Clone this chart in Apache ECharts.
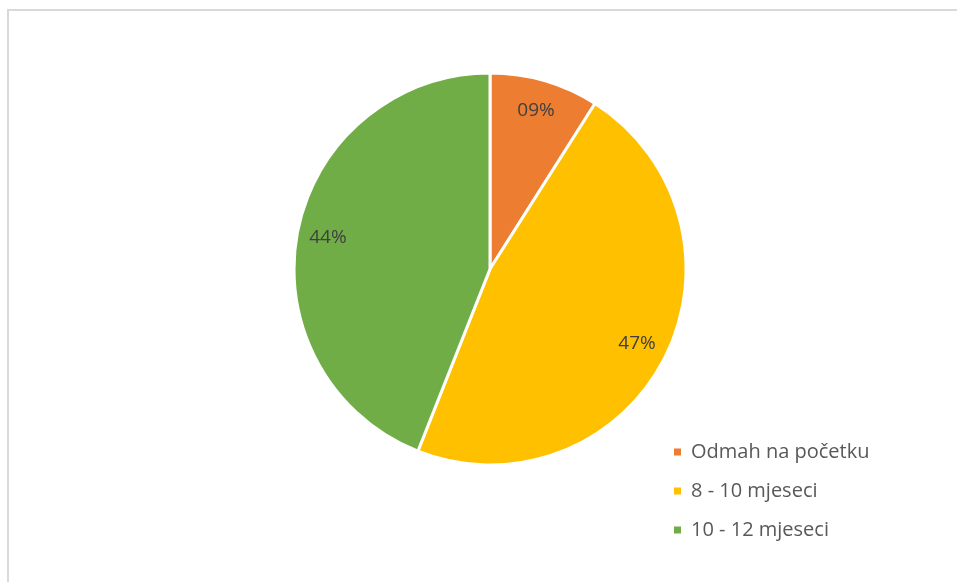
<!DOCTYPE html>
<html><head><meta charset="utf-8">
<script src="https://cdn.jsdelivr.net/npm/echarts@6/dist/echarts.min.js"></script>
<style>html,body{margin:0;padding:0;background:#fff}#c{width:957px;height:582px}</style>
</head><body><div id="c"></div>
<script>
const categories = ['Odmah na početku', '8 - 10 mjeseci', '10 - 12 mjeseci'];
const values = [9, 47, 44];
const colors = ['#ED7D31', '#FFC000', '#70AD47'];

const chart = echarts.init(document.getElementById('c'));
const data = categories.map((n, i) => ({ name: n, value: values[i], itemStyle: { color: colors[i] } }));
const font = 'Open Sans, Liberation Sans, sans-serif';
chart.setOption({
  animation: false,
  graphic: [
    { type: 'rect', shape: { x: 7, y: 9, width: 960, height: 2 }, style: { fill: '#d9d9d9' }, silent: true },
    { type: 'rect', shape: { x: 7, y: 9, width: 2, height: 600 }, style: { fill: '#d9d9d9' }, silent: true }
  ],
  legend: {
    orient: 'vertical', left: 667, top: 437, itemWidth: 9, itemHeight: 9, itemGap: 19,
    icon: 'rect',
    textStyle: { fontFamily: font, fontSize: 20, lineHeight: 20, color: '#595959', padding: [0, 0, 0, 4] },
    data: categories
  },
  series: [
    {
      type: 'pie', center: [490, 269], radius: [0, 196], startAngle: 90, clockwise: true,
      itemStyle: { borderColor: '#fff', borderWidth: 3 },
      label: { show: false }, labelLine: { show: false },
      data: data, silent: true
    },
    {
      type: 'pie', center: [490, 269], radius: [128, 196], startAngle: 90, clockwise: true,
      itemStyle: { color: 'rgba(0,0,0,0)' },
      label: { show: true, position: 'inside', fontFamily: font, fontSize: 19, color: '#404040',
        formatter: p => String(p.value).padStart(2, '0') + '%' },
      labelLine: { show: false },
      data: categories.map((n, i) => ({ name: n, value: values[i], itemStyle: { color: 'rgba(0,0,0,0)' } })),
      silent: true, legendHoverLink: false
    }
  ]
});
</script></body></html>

──────

◆ Exercise directions:
Print the listing above in full, exactly as written. Omit any pictures.

◆ Solution below:
Clone this chart in Apache ECharts.
<!DOCTYPE html>
<html><head><meta charset="utf-8">
<script src="https://cdn.jsdelivr.net/npm/echarts@6/dist/echarts.min.js"></script>
<style>html,body{margin:0;padding:0;background:#fff}#c{width:957px;height:582px}</style>
</head><body><div id="c"></div>
<script>
const categories = ['Odmah na početku', '8 - 10 mjeseci', '10 - 12 mjeseci'];
const values = [9, 47, 44];
const colors = ['#ED7D31', '#FFC000', '#70AD47'];

const chart = echarts.init(document.getElementById('c'));
const data = categories.map((n, i) => ({ name: n, value: values[i], itemStyle: { color: colors[i] } }));
const font = 'Open Sans, Liberation Sans, sans-serif';
chart.setOption({
  animation: false,
  graphic: [
    { type: 'rect', shape: { x: 7, y: 9, width: 960, height: 2 }, style: { fill: '#d9d9d9' }, silent: true },
    { type: 'rect', shape: { x: 7, y: 9, width: 2, height: 600 }, style: { fill: '#d9d9d9' }, silent: true }
  ],
  legend: {
    orient: 'vertical', left: 667, top: 437, itemWidth: 9, itemHeight: 9, itemGap: 19,
    icon: 'rect',
    textStyle: { fontFamily: font, fontSize: 20, lineHeight: 20, color: '#595959', padding: [0, 0, 0, 4] },
    data: categories
  },
  series: [
    {
      type: 'pie', center: [490, 269], radius: [0, 196], startAngle: 90, clockwise: true,
      itemStyle: { borderColor: '#fff', borderWidth: 3 },
      label: { show: false }, labelLine: { show: false },
      data: data, silent: true
    },
    {
      type: 'pie', center: [490, 269], radius: [128, 196], startAngle: 90, clockwise: true,
      itemStyle: { color: 'rgba(0,0,0,0)' },
      label: { show: true, position: 'inside', fontFamily: font, fontSize: 19, color: '#404040',
        formatter: p => String(p.value).padStart(2, '0') + '%' },
      labelLine: { show: false },
      data: categories.map((n, i) => ({ name: n, value: values[i], itemStyle: { color: 'rgba(0,0,0,0)' } })),
      silent: true, legendHoverLink: false
    }
  ]
});
</script></body></html>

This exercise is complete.